## TASK DIRECTIONS:
Give only one thing: the number of lines that include the word "this".

## PROVIDED DATA:
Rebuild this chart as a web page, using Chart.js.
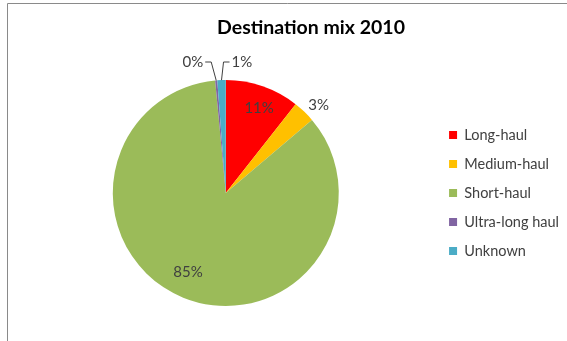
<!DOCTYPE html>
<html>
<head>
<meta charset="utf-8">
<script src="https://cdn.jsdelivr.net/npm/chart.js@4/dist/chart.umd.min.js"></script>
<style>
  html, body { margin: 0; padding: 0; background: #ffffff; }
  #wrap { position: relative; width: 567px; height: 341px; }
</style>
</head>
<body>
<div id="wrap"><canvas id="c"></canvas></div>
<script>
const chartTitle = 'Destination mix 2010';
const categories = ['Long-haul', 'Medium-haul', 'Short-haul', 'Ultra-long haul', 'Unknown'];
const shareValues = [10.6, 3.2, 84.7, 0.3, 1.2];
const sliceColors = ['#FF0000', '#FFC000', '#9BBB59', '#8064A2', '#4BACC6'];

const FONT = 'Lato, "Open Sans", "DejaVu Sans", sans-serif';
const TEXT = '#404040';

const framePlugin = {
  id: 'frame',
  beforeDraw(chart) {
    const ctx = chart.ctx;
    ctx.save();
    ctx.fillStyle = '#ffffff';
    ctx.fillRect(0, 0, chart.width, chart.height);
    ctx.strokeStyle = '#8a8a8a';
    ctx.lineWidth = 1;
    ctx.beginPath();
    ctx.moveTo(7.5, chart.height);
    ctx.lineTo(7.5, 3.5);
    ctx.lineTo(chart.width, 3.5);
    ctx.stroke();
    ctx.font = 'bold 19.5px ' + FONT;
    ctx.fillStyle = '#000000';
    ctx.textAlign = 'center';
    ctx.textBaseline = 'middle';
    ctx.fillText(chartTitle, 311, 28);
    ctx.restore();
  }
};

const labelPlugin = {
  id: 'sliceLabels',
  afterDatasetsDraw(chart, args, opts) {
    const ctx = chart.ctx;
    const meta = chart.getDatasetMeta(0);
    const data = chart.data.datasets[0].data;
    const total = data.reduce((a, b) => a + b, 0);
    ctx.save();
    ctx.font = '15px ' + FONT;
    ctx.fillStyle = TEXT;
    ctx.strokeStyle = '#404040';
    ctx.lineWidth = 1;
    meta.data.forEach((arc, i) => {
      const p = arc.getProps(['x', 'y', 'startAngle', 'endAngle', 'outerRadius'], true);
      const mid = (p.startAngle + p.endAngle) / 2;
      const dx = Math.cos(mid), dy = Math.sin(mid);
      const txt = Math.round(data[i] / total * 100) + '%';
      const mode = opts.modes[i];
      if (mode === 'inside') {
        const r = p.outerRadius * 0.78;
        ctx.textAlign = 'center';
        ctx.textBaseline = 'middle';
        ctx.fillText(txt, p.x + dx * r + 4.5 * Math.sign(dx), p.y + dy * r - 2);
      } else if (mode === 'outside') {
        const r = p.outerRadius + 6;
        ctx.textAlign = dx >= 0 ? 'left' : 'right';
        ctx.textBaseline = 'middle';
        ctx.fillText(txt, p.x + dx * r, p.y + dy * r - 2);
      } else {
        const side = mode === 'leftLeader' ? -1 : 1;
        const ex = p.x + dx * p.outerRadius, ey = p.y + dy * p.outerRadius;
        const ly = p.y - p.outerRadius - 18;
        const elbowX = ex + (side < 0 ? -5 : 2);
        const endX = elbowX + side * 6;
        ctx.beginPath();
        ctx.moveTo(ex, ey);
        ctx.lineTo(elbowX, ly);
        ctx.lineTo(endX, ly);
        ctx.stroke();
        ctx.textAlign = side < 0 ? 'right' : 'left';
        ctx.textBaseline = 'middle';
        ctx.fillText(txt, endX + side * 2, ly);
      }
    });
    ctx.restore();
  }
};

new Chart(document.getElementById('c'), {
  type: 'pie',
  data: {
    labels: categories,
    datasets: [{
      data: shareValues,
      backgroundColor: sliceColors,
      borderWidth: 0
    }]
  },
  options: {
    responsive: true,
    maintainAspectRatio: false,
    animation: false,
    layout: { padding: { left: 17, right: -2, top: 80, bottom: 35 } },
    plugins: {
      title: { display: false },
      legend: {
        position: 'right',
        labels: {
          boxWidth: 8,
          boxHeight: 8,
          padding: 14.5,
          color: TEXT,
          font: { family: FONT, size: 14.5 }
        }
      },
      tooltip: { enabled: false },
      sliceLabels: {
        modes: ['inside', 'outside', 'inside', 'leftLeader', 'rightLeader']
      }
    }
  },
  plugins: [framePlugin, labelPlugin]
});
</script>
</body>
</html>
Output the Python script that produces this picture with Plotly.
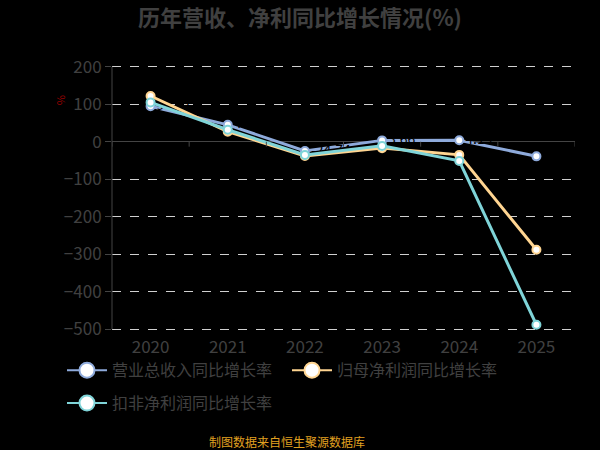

## WORKED ANSWER:
2